◆ WRITTEN EXERCISE
Reproduce each line of the material exactly, minus any picture.
** START **
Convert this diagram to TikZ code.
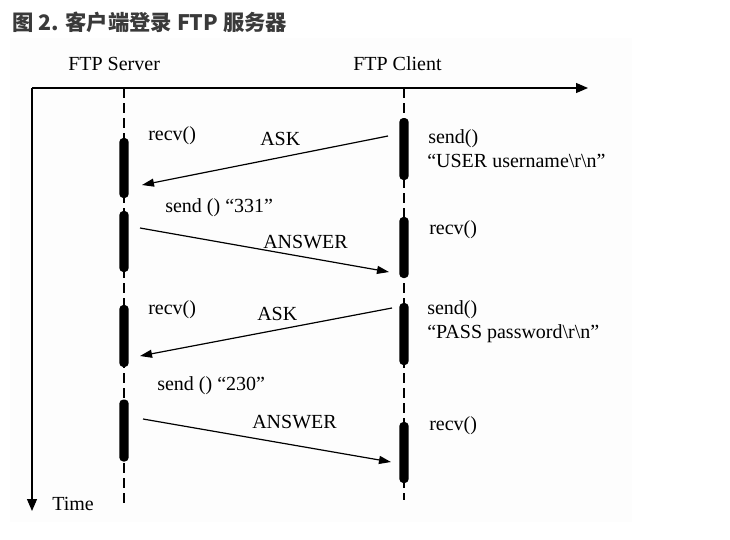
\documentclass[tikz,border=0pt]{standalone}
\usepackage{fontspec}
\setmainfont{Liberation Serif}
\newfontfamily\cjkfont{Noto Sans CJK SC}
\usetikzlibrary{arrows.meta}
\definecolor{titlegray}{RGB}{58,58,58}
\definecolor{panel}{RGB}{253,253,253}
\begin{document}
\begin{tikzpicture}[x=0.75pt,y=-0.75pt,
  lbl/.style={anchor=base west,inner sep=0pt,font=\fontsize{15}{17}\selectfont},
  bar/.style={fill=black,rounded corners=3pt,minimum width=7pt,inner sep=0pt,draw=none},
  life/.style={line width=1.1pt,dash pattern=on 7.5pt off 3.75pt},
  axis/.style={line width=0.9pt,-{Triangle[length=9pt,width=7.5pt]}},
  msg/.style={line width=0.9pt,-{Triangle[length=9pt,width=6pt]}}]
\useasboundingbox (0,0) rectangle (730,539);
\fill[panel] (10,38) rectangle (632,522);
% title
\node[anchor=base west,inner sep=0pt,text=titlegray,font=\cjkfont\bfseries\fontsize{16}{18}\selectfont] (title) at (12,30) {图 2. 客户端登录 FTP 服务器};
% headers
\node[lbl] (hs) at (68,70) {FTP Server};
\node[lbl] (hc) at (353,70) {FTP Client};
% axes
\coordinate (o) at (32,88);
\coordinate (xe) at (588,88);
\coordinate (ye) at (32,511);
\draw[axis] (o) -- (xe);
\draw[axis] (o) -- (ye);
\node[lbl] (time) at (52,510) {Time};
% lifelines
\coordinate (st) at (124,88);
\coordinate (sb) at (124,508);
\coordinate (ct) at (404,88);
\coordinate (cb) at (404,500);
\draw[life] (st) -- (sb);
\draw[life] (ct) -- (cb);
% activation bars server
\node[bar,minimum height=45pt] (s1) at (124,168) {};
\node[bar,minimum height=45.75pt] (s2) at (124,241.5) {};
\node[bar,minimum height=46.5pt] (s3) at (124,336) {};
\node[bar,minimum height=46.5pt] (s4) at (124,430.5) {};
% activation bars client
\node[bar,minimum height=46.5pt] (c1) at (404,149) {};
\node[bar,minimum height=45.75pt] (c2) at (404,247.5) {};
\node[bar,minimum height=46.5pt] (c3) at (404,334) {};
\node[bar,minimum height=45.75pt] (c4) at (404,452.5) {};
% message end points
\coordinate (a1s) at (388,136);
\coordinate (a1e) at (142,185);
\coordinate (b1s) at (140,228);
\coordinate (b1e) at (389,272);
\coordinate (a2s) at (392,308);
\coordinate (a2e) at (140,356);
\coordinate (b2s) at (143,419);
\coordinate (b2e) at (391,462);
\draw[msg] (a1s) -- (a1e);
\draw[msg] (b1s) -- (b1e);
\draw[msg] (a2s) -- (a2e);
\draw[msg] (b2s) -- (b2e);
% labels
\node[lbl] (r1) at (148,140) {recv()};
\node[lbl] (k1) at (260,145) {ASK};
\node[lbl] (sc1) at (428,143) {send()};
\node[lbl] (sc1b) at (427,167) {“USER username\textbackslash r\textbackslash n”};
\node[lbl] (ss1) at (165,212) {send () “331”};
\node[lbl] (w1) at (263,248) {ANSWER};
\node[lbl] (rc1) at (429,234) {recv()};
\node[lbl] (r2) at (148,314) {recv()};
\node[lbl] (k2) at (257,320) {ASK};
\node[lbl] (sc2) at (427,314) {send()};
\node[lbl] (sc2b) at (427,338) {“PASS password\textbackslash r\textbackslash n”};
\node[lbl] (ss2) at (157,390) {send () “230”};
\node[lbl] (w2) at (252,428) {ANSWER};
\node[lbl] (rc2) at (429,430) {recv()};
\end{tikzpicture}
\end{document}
** END **
◆ SOLVED PROBLEM
Convert this diagram to TikZ code.
\documentclass[tikz,border=0pt]{standalone}
\usepackage{fontspec}
\setmainfont{Liberation Serif}
\newfontfamily\cjkfont{Noto Sans CJK SC}
\usetikzlibrary{arrows.meta}
\definecolor{titlegray}{RGB}{58,58,58}
\definecolor{panel}{RGB}{253,253,253}
\begin{document}
\begin{tikzpicture}[x=0.75pt,y=-0.75pt,
  lbl/.style={anchor=base west,inner sep=0pt,font=\fontsize{15}{17}\selectfont},
  bar/.style={fill=black,rounded corners=3pt,minimum width=7pt,inner sep=0pt,draw=none},
  life/.style={line width=1.1pt,dash pattern=on 7.5pt off 3.75pt},
  axis/.style={line width=0.9pt,-{Triangle[length=9pt,width=7.5pt]}},
  msg/.style={line width=0.9pt,-{Triangle[length=9pt,width=6pt]}}]
\useasboundingbox (0,0) rectangle (730,539);
\fill[panel] (10,38) rectangle (632,522);
% title
\node[anchor=base west,inner sep=0pt,text=titlegray,font=\cjkfont\bfseries\fontsize{16}{18}\selectfont] (title) at (12,30) {图 2. 客户端登录 FTP 服务器};
% headers
\node[lbl] (hs) at (68,70) {FTP Server};
\node[lbl] (hc) at (353,70) {FTP Client};
% axes
\coordinate (o) at (32,88);
\coordinate (xe) at (588,88);
\coordinate (ye) at (32,511);
\draw[axis] (o) -- (xe);
\draw[axis] (o) -- (ye);
\node[lbl] (time) at (52,510) {Time};
% lifelines
\coordinate (st) at (124,88);
\coordinate (sb) at (124,508);
\coordinate (ct) at (404,88);
\coordinate (cb) at (404,500);
\draw[life] (st) -- (sb);
\draw[life] (ct) -- (cb);
% activation bars server
\node[bar,minimum height=45pt] (s1) at (124,168) {};
\node[bar,minimum height=45.75pt] (s2) at (124,241.5) {};
\node[bar,minimum height=46.5pt] (s3) at (124,336) {};
\node[bar,minimum height=46.5pt] (s4) at (124,430.5) {};
% activation bars client
\node[bar,minimum height=46.5pt] (c1) at (404,149) {};
\node[bar,minimum height=45.75pt] (c2) at (404,247.5) {};
\node[bar,minimum height=46.5pt] (c3) at (404,334) {};
\node[bar,minimum height=45.75pt] (c4) at (404,452.5) {};
% message end points
\coordinate (a1s) at (388,136);
\coordinate (a1e) at (142,185);
\coordinate (b1s) at (140,228);
\coordinate (b1e) at (389,272);
\coordinate (a2s) at (392,308);
\coordinate (a2e) at (140,356);
\coordinate (b2s) at (143,419);
\coordinate (b2e) at (391,462);
\draw[msg] (a1s) -- (a1e);
\draw[msg] (b1s) -- (b1e);
\draw[msg] (a2s) -- (a2e);
\draw[msg] (b2s) -- (b2e);
% labels
\node[lbl] (r1) at (148,140) {recv()};
\node[lbl] (k1) at (260,145) {ASK};
\node[lbl] (sc1) at (428,143) {send()};
\node[lbl] (sc1b) at (427,167) {“USER username\textbackslash r\textbackslash n”};
\node[lbl] (ss1) at (165,212) {send () “331”};
\node[lbl] (w1) at (263,248) {ANSWER};
\node[lbl] (rc1) at (429,234) {recv()};
\node[lbl] (r2) at (148,314) {recv()};
\node[lbl] (k2) at (257,320) {ASK};
\node[lbl] (sc2) at (427,314) {send()};
\node[lbl] (sc2b) at (427,338) {“PASS password\textbackslash r\textbackslash n”};
\node[lbl] (ss2) at (157,390) {send () “230”};
\node[lbl] (w2) at (252,428) {ANSWER};
\node[lbl] (rc2) at (429,430) {recv()};
\end{tikzpicture}
\end{document}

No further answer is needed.